Jeszcze kilka tygodni temu wydawało się, że Emma Raducanu pojawi się w Paryżu i będzie rywalizowała w kwalifikacjach do Rolanda Garrosa. Tenisistka w ostatniej chwili zrezygnowała jednak z udziału w eliminacjach. Wcześniej nie otrzymała tzw. dzikiej karty. Decyzja o rezygnacji z turnieju spotkała się z negatywnymi reakcjami w Wielkiej Brytanii, o czym więcej pisał Dominik Senkowski ze Sport.pl.
Raducanu przygotowuje się obecnie do kolejnej części sezonu. W tym roku odbędą się jeszcze igrzyska olimpijskie w Paryżu oraz dwa Wielkie Szlemy - Wimbledon i US Open. I choć 21-latka nie będzie faworytką do głównych trofeów, to sama zapowiada walkę o najwyższe cele.
W ostatnich dniach tenisistka udzieliła wywiadu magazynowi "Grazia" i została zapytana o szanse na triumf na Wimbledonie. - Czuję się dobrze.

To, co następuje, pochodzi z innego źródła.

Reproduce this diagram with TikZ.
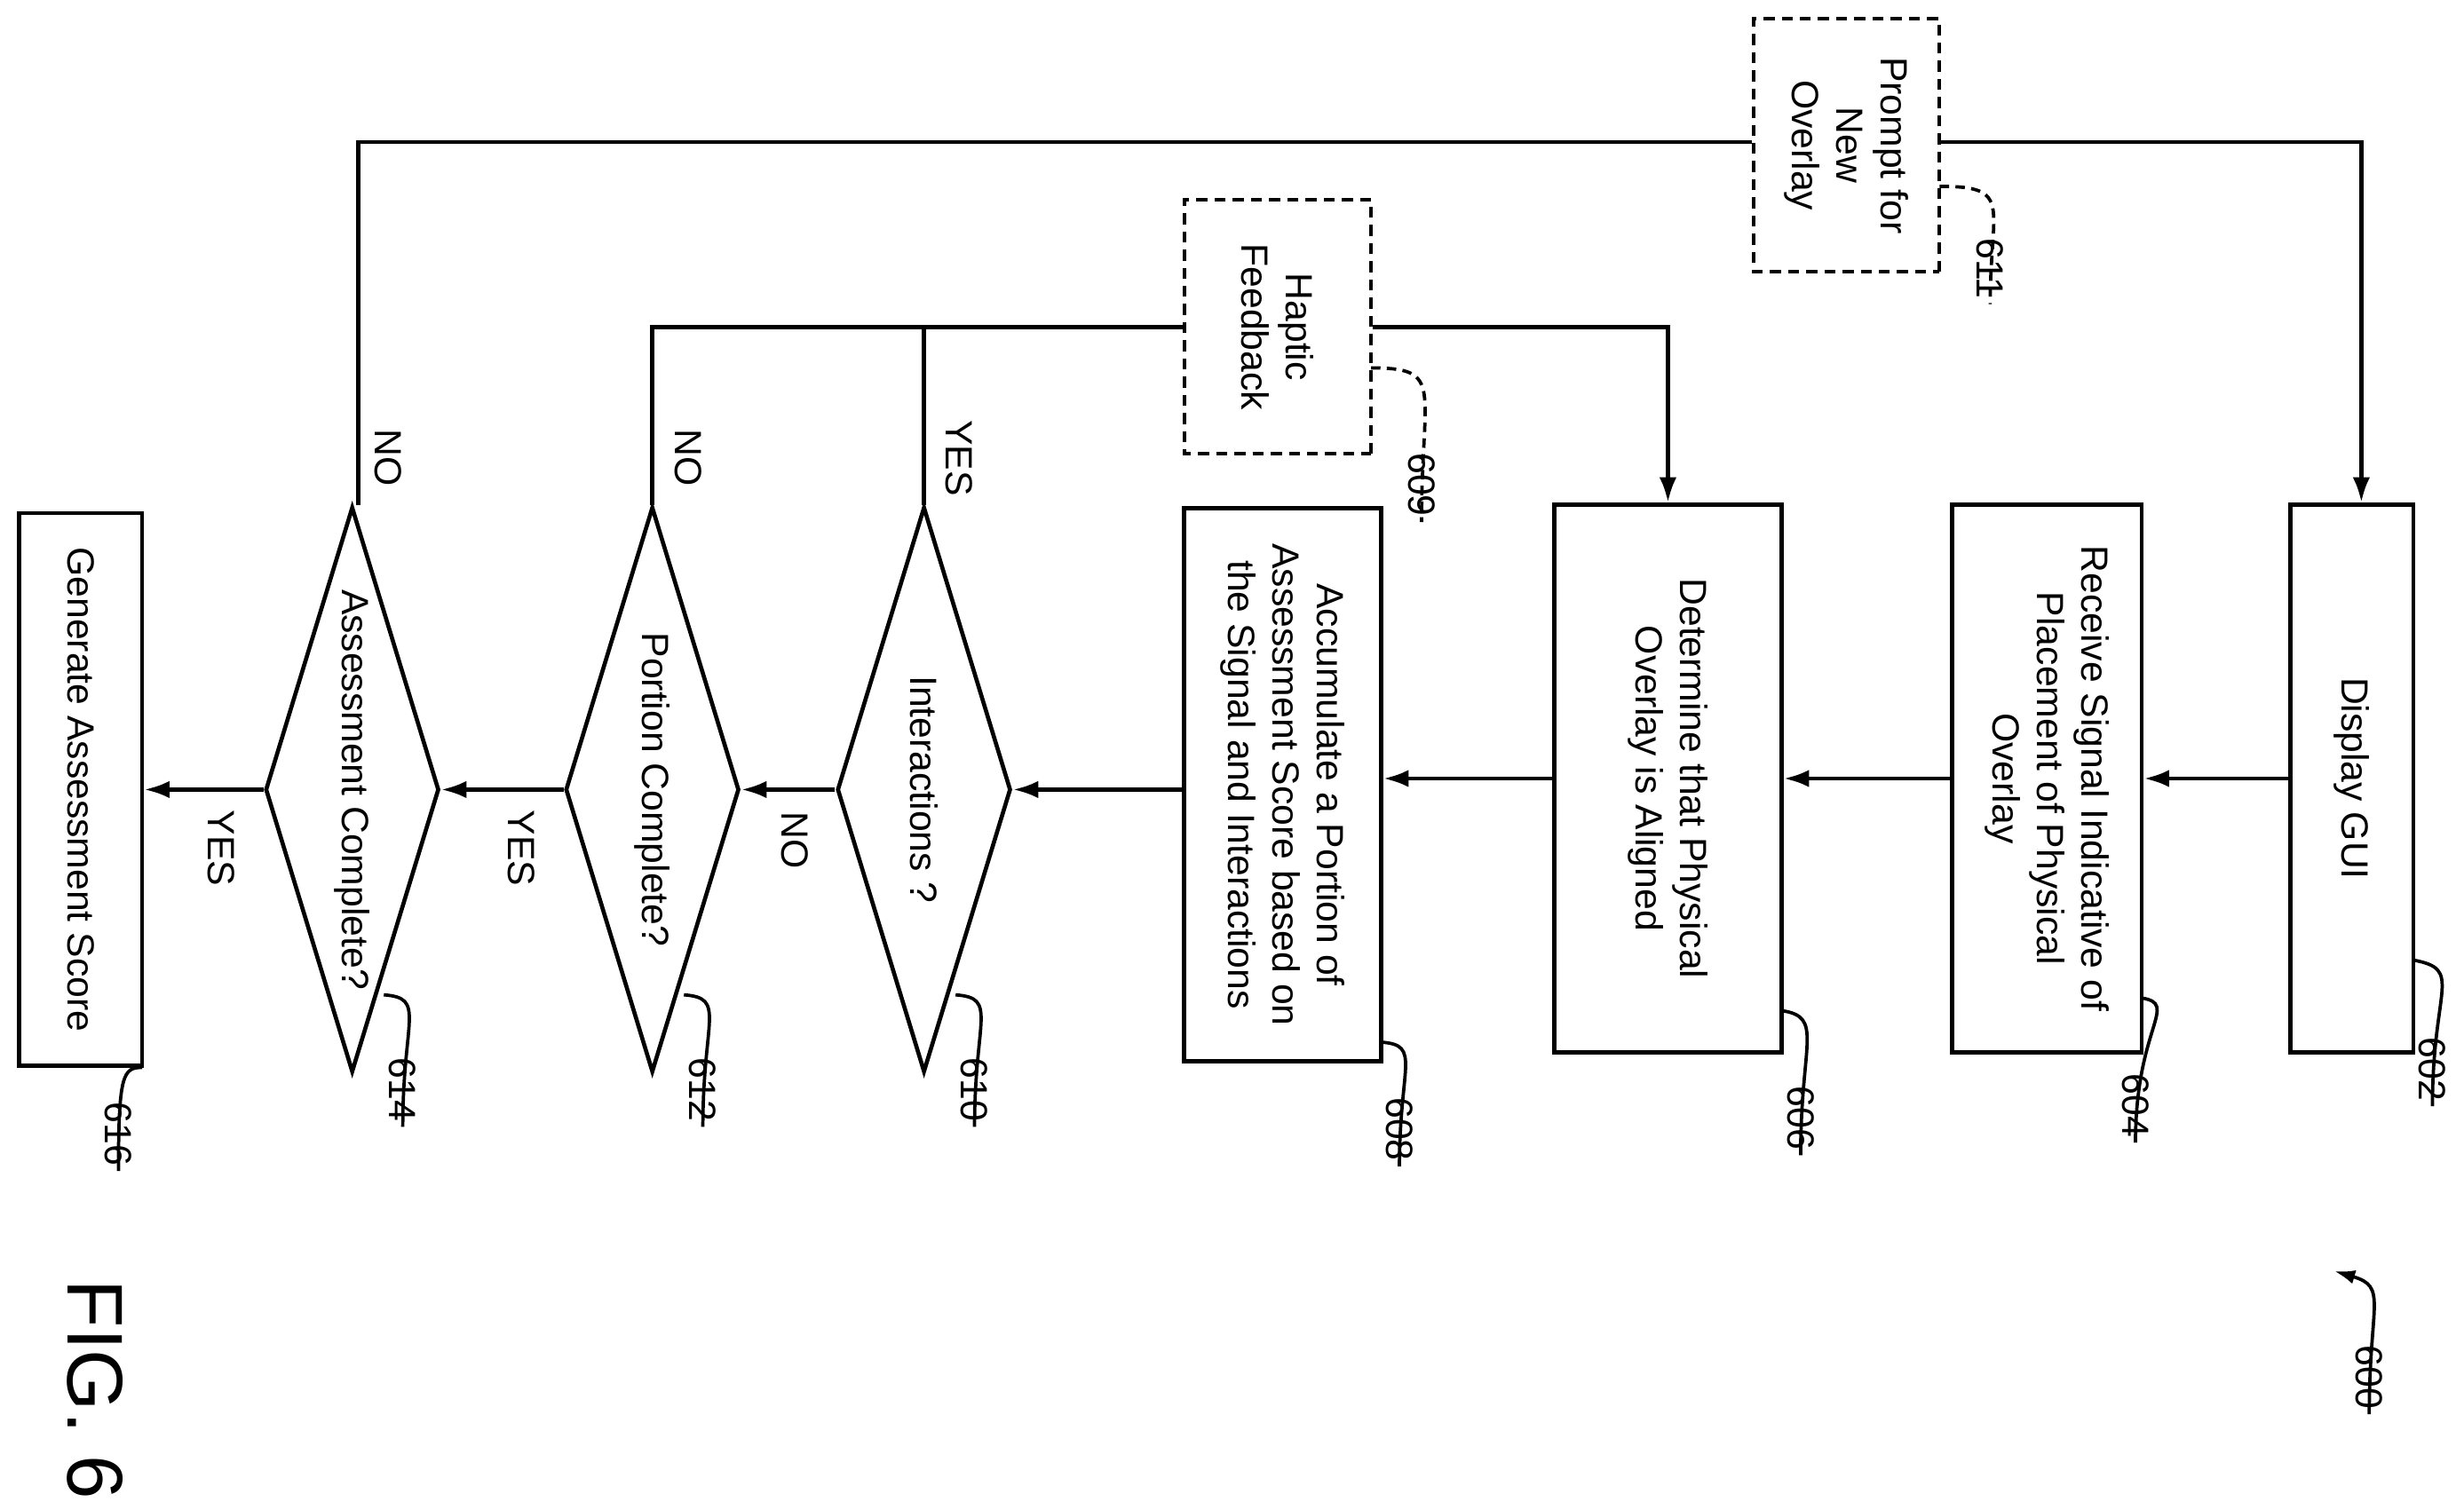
\documentclass[tikz,border=0pt]{standalone}
\usepackage{fontspec}
\setmainfont{Liberation Sans}
\usetikzlibrary{shapes.geometric,arrows.meta}
\begin{document}
\begin{tikzpicture}[x=1pt,y=-1pt,
  every node/.style={font=\fontsize{24}{28}\selectfont},
  box/.style={draw,line width=2.6pt,rotate=-90,align=center,inner sep=0pt},
  dbox/.style={box,line width=2.3pt,dash pattern=on 7pt off 4.5pt},
  dia/.style={draw,line width=2.6pt,diamond,aspect=3.25,rotate=-90,inner sep=0pt,minimum width=358pt,minimum height=110pt},
  num/.style={rotate=-90,font=\fontsize{24}{28}\selectfont},
  ln/.style={line width=2.6pt},
  arr/.style={ln,-{Latex[length=16pt,width=11pt]}},
  lead/.style={line width=2.1pt}]
\useasboundingbox (0,0) rectangle (1560,955.7);
\node[box,minimum width=347pt,minimum height=78pt] (b602) at (1489,493) {Display GUI};
\node[box,minimum width=347pt,minimum height=120pt] (b604) at (1296,493) {Receive Signal Indicative of\\Placement of Physical\\Overlay};
\node[box,minimum width=347pt,minimum height=144pt] (b606) at (1056,493) {Determine that Physical\\Overlay is Aligned};
\node[box,minimum width=350pt,minimum height=125pt] (b608) at (812,497) {Accumulate a Portion of\\Assessment Score based on\\the Signal and Interactions};
\node[dia] (d610) at (585,500) {Interactions ?};
\node[dia] (d612) at (413,500) {Portion Complete?};
\node[dia] (d614) at (223,500) {Assessment Complete?};
\node[box,minimum width=350pt,minimum height=78pt] (b616) at (51,500) {Generate Assessment Score};
\node[dbox,minimum width=161pt,minimum height=118pt] (b609) at (809,207) {Haptic\\Feedback};
\node[dbox,minimum width=160pt,minimum height=118pt] (b611) at (1169,92) {Prompt for\\New\\Overlay};

\draw[arr] (b602.south) -- (b604.north);
\draw[arr] (b604.south) -- (b606.north);
\draw[arr] (b606.south) -- (b608.north |- b606.south);
\draw[arr] (b608.south |- d610.north) -- (d610.north);
\draw[arr] (d610.south) -- (d612.north);
\draw[arr] (d612.south) -- (d614.north);
\draw[arr] (d614.south) -- (b616.north |- d614.south);
\node[num] (tno1) at (503,532) {NO};
\node[num] (tyes1) at (330,537) {YES};
\node[num] (tyes2) at (140,537) {YES};

\coordinate (c610) at (585,207);
\coordinate (c612) at (413,207);
\coordinate (c606) at (1056,207);
\draw[ln] (d610.west) -- (c610);
\draw[ln] (d612.west) -- (c612) -- (b609.south);
\draw[arr] (b609.north) -- (c606) -- (b606.west);
\node[num] (tyes3) at (607,290) {YES};
\node[num] (tno2) at (436,290) {NO};
\coordinate (c614) at (227,90);
\coordinate (c602) at (1495,90);
\draw[ln] (d614.west -| c614) -- (c614) -- (b611.south |- c614);
\draw[arr] (b611.north |- c602) -- (c602) -- (b602.west -| c602);
\node[num] (tno3) at (246,290) {NO};

\node[num] (n602) at (1540,677) {602};
\draw[lead] (1528,608) .. controls (1560,614) and (1540,625) .. (n602.east);
\node[num] (n604) at (1352,700) {604};
\draw[lead] (1356,632) .. controls (1380,636) and (1352,650) .. (n604.east);
\node[num] (n606) at (1140,708) {606};
\draw[lead] (1128,640) .. controls (1155,644) and (1140,660) .. (n606.east);
\node[num] (n608) at (886,715) {608};
\draw[lead] (875,660) .. controls (900,662) and (886,675) .. (n608.east);
\node[num] (n610) at (617,690) {610};
\draw[lead] (605,630) .. controls (632,632) and (617,645) .. (n610.east);
\node[num] (n612) at (445,690) {612};
\draw[lead] (433,630) .. controls (460,632) and (445,645) .. (n612.east);
\node[num] (n614) at (255,690) {614};
\draw[lead] (243,630) .. controls (270,632) and (255,645) .. (n614.east);
\node[num] (n616) at (75,718) {616};
\draw[lead] (90,676) .. controls (78,676) and (75,680) .. (n616.east);
\node[num] (n609) at (900,307) {609};
\draw[lead,dash pattern=on 6pt off 4pt] (868,233) .. controls (915,233) and (900,245) .. (n609.east);
\node[num] (n611) at (1260,170) {611};
\draw[lead,dash pattern=on 6pt off 4pt] (1228,118) .. controls (1275,118) and (1260,130) .. (n611.east);
\node[num] (n600) at (1500,872) {600};
\draw[lead,-{Latex[length=13pt,width=9pt]}] (n600.east) .. controls (1500,825) and (1512,815) .. (1478,805);
\node[rotate=-90,font=\fontsize{50}{54}\selectfont] (fig) at (60,880) {FIG. 6};
\end{tikzpicture}
\end{document}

Gram dobrze i trenuję naprawdę ciężko. Robię wiele dobrych rzeczy i wiem, że to się wydarzy. Jeśli nie ten Wimbledon, to następny - stanowczo odpowiedziała.
- Nikt nigdy nie wie, kiedy nastąpi zwycięstwo. W moim przypadku wszystko zmierza w dobrym kierunku. Ufam sobie i nie mogę doczekać się gry przed własną publicznością - dodała. Takie słowa mogą być niemałym zaskoczeniem. Zwłaszcza że najlepszy wynik Raducanu w tym sezonie to ćwierćfinał w Stuttgarcie.

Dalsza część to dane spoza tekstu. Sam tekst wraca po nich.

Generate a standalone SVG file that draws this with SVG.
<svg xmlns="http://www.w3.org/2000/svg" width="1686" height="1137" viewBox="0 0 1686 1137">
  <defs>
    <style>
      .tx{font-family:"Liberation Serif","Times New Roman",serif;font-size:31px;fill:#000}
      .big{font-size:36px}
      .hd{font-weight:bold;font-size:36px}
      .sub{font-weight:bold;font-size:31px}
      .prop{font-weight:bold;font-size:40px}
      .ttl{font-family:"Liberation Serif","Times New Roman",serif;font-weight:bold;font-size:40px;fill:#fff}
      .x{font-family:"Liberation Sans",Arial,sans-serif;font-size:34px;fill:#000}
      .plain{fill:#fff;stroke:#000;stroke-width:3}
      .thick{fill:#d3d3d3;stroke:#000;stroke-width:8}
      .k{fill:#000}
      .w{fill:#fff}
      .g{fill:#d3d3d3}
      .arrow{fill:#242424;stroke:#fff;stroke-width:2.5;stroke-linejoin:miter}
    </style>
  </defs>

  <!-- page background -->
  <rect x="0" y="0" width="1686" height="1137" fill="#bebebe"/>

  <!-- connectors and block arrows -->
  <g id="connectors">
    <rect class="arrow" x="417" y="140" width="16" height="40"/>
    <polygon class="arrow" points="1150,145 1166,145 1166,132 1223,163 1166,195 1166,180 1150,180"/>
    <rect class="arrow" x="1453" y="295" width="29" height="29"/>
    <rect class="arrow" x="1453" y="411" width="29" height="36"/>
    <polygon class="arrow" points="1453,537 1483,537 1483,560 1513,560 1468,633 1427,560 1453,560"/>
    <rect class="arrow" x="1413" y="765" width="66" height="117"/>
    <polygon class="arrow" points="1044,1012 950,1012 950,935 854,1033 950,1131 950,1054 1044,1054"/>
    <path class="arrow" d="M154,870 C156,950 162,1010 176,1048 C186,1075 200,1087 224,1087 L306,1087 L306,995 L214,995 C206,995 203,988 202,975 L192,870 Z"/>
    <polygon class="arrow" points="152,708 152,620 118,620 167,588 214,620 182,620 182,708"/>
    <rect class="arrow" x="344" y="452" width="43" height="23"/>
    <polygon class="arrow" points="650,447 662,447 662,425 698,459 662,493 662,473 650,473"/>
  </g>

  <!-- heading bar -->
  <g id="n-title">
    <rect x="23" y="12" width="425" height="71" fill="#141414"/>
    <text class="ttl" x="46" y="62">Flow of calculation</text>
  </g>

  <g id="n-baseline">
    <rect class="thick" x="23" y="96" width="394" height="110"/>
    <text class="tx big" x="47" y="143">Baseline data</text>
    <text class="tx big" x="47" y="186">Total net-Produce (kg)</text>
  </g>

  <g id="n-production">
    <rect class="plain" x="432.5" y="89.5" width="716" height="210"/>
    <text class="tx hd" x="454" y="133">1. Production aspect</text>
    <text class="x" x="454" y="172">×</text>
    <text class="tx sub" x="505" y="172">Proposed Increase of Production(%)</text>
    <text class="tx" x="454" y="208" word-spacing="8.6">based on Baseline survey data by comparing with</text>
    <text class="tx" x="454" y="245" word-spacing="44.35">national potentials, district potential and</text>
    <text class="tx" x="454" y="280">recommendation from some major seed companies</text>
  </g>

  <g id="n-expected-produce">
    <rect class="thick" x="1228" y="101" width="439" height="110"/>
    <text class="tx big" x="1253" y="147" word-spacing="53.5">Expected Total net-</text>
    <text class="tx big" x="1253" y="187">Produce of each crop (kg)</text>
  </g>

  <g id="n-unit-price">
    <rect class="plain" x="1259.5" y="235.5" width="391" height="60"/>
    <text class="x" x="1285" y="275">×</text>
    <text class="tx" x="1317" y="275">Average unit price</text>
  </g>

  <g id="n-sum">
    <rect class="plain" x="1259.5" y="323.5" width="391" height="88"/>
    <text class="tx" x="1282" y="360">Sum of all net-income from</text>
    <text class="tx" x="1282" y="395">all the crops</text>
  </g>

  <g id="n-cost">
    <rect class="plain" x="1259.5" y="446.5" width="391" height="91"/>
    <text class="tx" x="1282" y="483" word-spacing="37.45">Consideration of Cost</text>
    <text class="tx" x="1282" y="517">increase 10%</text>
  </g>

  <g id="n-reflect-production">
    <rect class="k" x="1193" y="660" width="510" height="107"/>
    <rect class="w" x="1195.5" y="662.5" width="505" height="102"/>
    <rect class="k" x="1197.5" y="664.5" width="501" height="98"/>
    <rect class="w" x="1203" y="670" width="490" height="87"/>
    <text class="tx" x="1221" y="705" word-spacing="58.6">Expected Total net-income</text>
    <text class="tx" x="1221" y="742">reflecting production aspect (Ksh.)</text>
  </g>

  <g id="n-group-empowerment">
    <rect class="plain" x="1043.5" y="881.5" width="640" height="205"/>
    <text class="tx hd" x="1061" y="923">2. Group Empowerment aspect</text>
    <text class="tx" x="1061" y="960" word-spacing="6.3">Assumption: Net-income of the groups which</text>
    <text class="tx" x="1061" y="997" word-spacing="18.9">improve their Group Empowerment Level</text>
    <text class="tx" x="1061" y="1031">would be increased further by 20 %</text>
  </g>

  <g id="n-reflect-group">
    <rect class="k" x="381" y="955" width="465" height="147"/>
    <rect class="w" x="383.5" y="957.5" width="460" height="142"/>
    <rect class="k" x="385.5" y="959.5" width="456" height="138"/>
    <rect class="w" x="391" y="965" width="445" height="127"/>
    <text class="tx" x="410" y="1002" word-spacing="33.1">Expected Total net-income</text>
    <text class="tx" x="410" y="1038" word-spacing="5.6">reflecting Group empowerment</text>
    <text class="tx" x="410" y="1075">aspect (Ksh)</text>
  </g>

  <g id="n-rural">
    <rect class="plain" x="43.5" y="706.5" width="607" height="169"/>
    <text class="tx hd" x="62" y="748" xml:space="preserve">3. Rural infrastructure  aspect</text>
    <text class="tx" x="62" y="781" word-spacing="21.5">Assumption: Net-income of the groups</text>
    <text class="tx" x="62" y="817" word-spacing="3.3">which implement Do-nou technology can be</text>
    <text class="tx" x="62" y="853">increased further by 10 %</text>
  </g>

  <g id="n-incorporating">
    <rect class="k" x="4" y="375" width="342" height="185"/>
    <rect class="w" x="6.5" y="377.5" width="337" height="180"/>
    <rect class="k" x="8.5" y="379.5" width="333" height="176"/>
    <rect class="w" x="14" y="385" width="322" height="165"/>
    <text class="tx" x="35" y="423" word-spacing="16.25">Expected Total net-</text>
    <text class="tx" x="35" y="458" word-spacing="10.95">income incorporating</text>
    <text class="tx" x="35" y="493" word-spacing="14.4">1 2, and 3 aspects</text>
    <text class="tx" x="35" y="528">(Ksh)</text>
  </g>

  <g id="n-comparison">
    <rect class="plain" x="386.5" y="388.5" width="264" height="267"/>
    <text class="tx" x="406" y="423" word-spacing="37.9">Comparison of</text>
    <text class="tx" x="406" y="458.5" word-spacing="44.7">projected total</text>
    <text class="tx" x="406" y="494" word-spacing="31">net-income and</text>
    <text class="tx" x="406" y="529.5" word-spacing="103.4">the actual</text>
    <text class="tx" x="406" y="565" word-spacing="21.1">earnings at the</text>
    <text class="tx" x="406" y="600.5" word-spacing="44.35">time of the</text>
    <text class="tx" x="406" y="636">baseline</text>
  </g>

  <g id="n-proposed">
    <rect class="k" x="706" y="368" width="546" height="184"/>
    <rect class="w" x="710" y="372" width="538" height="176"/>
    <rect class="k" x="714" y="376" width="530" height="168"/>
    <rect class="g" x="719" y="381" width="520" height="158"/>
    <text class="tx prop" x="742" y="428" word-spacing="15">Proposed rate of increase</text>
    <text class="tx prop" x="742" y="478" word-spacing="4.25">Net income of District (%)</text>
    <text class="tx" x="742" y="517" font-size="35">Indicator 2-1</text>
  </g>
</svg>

Ostatnie lata to okres sporych zawirowań w karierze Emmy Raducanu. W ciągu trzech lat rozstała się z kilkoma szkoleniowcami. Obecnie pracuje z Nickiem Cavaday’em, jednak biorąc pod uwagę jej wiek, tak częste zmiany trenerów nie wróżą dobrze. Ponadto Brytyjka jest często oskarżana o to, że lepiej niż na korcie prezentuje się w... reklamach. Kibice wytykają jej zbyt duże przywiązanie do spraw poza tenisowych, w tym umów ze sponsorami.
- Emma ma potencjał, aby wrócić do pierwszej dziesiątki, ale tu nie chodzi o jej umiejętności. Pytanie, czy zależy jej na tym na tyle, by poświęcić się i wykonać ciężką pracę. Jej decyzje o wyborze poszczególnych startów niepokoją mnie, bo wygląda to tak, że używa swojego nazwiska do zarabiania pieniędzy, zamiast by zbudować formę, która pozwoli odzyskać miano czołowej zawodniczki świata - mówił w rozmowie ze Sport.pl dziennikarz Chris Bowers.
Przypomnijmy, że Raducanu zna już smak zwycięstwa na turnieju wielkoszlemowym. W 2021 roku zwyciężyła na US Open. Kilka miesięcy później znajdowała się nawet w czołowej dziesiątce rankingu WTA - a to wszystko nie mając jeszcze ukończonych 20 lat. Jej karierę wyhamowały też kontuzje. W ubiegłym roku mierzyła się m.in. z urazami nadgarstków i stawów skokowych. Do rywalizacji wróciła w styczniu, jednak przerwa spowodowała spadek w rankingu WTA. Brytyjka zajmuje obecnie 212. miejsce.